Я стремился к вершине, и знал это. Мне не хотелось тратить свое время в каких-то малоэффектных, технических, в основном небоевых службах вроде инженеров, связистов или РВС[23]. В конце концов, сержанты перестали спорить, потому что к тому времени поняли, что если я не попаду в «Пара», то просто выйду за дверь. Хотя я сам не имел ни малейшего представления, что бы я тогда сделал…
Меня отправили на медосмотр, и, должно быть, я прошел его, потому что в ноябре 1969 года получил уведомление о том, что на следующей неделе ухожу в армию. Но я был полон решимости провести Рождество со своими товарищами и поэтому попросил их отложить дату моего отправления на службу. В вербовочном пункте согласились, и мне было приказано явиться 5-го января 1970 года. В то утро понедельника я занял у парней с биржи труда, с которыми жил в одном доме, два шиллинга (10 пенсов), и со своим барахлом, засунутым в полиэтиленовый пакет из супермаркета, отправился на вербовочный пункт. На этот раз я оставил свой русский адмиральский костюм дома и был одет в спортивную куртку и серые брюки, так что выглядел немного более респектабельно или, по крайней мере, привычнее.
Меня отвели наверх в комнату, где немолодой офицер, похожий на реликвию времен Второй мировой войны, усадил меня и прочитал лекцию о том, как скучно мне будет в Парашютном полку, вот эта вся беготня, перекатывания вперед и назад и тому подобное. Поскольку стало быстро понятно, что он понятия не имеет, о чем говорит, разговор немного затих. В конце концов, он перестал разговаривать о парашютистах и принял мою присягу на Библии. После этой короткой церемонии он выдал мне на расходы дневное жалованье — около 23 шиллингов (1,15 фунта стерлингов), что в те дни было для меня огромным состоянием, — и армейский чиновник выдал мне командировочное предписание на поездку по железной дороге в Олдершот. Денег дали даже на завтрак в вагоне-ресторане первого класса в поезде.

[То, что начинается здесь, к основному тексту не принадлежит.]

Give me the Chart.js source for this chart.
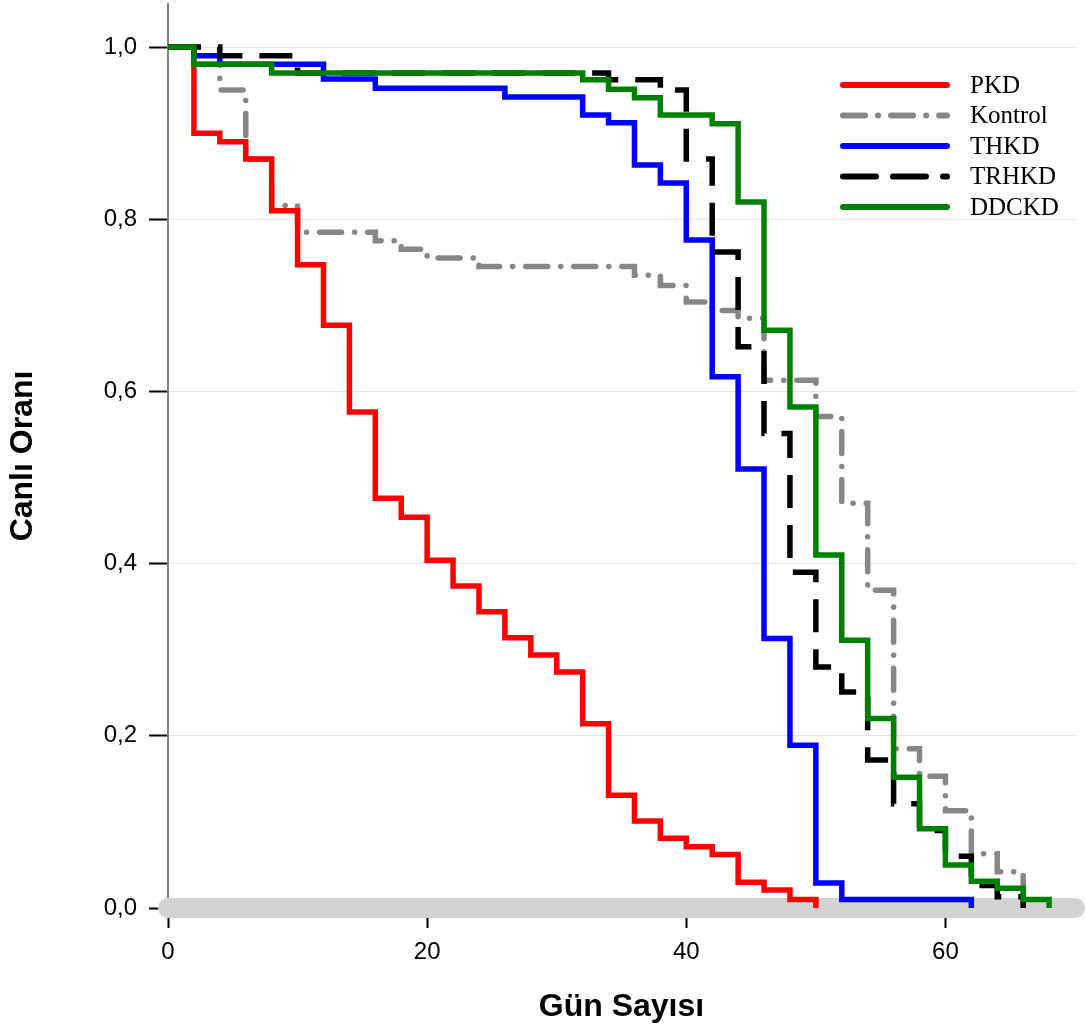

Около четырех часов дня я прибыл в Олдершот, большой гарнизон, который традиционно является родным домом для Британской армии. У железнодорожного вокзала я спросил кого-то, как добраться до казарм Браунинг, — расположения Парашютного полка, — и он указал на двухэтажный автобус. Я поднялся на борт, и автобус, в конце концов, тронулся, только чтобы попетлять по городу. Солдаты, казалось, были повсюду — маршировали, бегали с рюкзаками за спиной, рысью в спортивных костюмах, высовывались из кузова крытых брезентовым верхом грузовиков, выкрашенных в тусклый оливково-зеленый цвет, тренировались на казарменных площадках, топтались взад-вперед в карауле. Никогда в жизни не видел столько солдат.